Dwight Nelson/ARnews/Maol – «Poi il quarto angelo versò la sua coppa sul sole e al sole fu concesso di bruciare gli uomini con il fuoco. E gli uomini furono bruciati dal gran calore; e bestemmiarono il nome di Dio che ha il potere su questi flagelli, e non si ravvidero per dargli gloria» (Ap 16:8-9).

Chiarisco subito… non credo che siamo nel bel mezzo delle sette ultime piaghe. Ma, siamo apocalittici per un attimo. È questo, dopotutto, il punto del mio blog settimanale «The Fourth Watch», dove esamino rapidamente il crescente numero di messaggi in cui si dice che questa civiltà vive la sua ora finale, quella che i Romani chiamavano «quarta vigilia della notte», il periodo più scuro prima dell’alba.

Lunedì, la rivista Nature ha pubblicato uno studio dal titolo «Global Risk of Deadly Heat» (Il rischio globale del caldo letale). Commentando lo studio, i media hanno riferito: “Le ondate di caldo letale come quelle che attanagliano l’occidente americano uccidono più di quanto si pensasse in precedenza e diventeranno sempre più frequenti, secondo un nuovo studio globale sulle condizioni delle temperature… Un team di ricercatori ha esaminato 1.949 ondate di calore letale avvenute nel mondo dal 1980 per capire le tendenze, definire quando il caldo è così grave da uccidere, e prevedere così il futuro. Hanno scoperto che quasi una persona su tre ora vive almeno 20 giorni l’anno di caldo a livelli che possono essere fatali. Ma lo studio prevede che tre su quattro persone nel mondo sopporteranno questo tipo di calore entro la fine del secolo, se il riscaldamento globale continuerà ad aumentare».

Senza dubbio gli abitanti delle città che vivono sotto il sole fatale di questa settimana saranno d’accordo: Phoenix 48 gradi (con voli cancellati per il troppo caldo), Las Vegas 47 gradi, Sacramento 41 gradi, Death Valley 52 gradi. Camilo Mora, dell’università delle Hawaii, autore principale dello studio, ha previsto: «Gli Stati Uniti saranno un forno… È già grave. Lo sappiamo… I dati empirici suggeriscono che peggiorerà molto». Solo in America? Turbat, città del Pakistan, a maggio ha registrato un letale 53 gradi (classificata «tra le cinque temperature più calde misurate in modo affidabile sulla terra»)

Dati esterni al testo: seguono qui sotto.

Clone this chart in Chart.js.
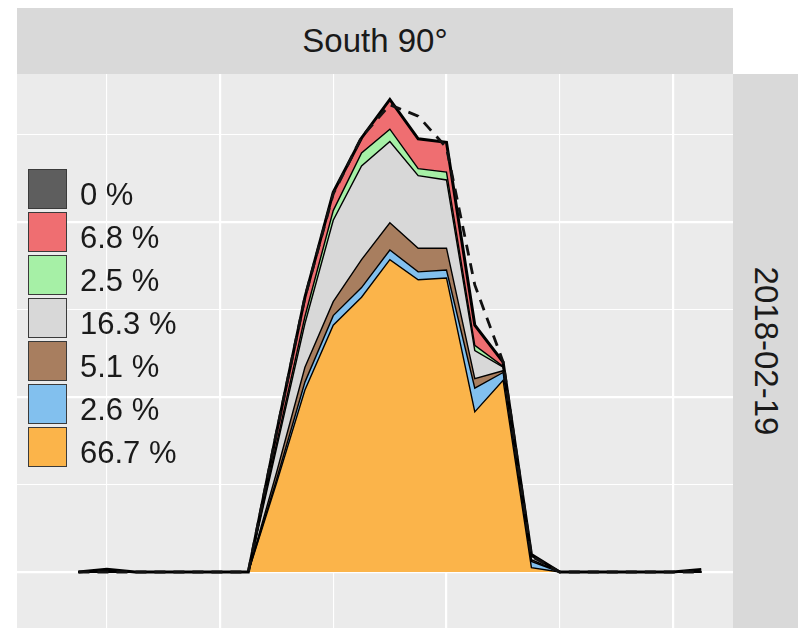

Non c’è ancora la conta dei morti, naturalmente, ma un sobrio promemoria di quanto può essere alto il bilancio di vite umane è l’ondata di caldo del 2003 in Europa, che ha causato oltre 70.000 morti. Le 72 persone decedute in Portogallo la scorsa settimana, a causa degli incendi provocati dal sole, ci ricordano che nessun luogo sarà esente dal caldo mortale. «e al sole fu concesso di bruciare gli uomini con il fuoco» (Ap 16:8).

Non stiamo vivendo la quarta piaga, le cui proporzioni apocalittiche annienteranno le statistiche che gli scienziati cercano disperatamente di interpretare. Tuttavia, Gesù ha avvertito i suoi seguaci che, prima del suo ritorno, «Vi saranno segni nel sole… poiché le potenze dei cieli saranno scrollate» (Lc 21:25-26).

Dobbiamo avere paura? No. Dobbiamo ricordarci che viviamo al limite della fase finale divina per questo mondo? Sì, dobbiamo.

La scorsa settimana sono stato nella capitale (Washington), per un incontro. La mistura caotica di paura (il mio aereo è atterrato poche ore dopo gli spari drante gli allenamenti della partita di baseball del Congresso), confusione e capricciosa instabilità in tutto il mondo costringono sicuramente quelli di noi che ci definiscono «avventisti» a scuotersi dalla letargia che paralizza il cuore della nostra comunità di fede e anche noi stessi.

Ora più che mai [le persone] devono essere avvertite che «La fine di tutte le cose è vicina» (1 Pt 4:7). Non basta confortare le nostre anime, affamate di fine del mondo, con il ricordo dell’imminente ritorno di Gesù. Non vinceremo questo gioco indovinando quanto siamo vicini alla fine. L’unica vittoria rimasta su questo pianeta che peggiora è la missione dell’Onnipotente Dio di salvare ogni suo figlio perduto sulla terra, mentre vi è ancora tempo. Dimenticate i segni: dobbiamo abbracciare la missione, ora e non dopo.

Semplicemente perché «dopo» sarà, un giorno, troppo tardi.

Allora, che cosa aspettiamo, tu e io?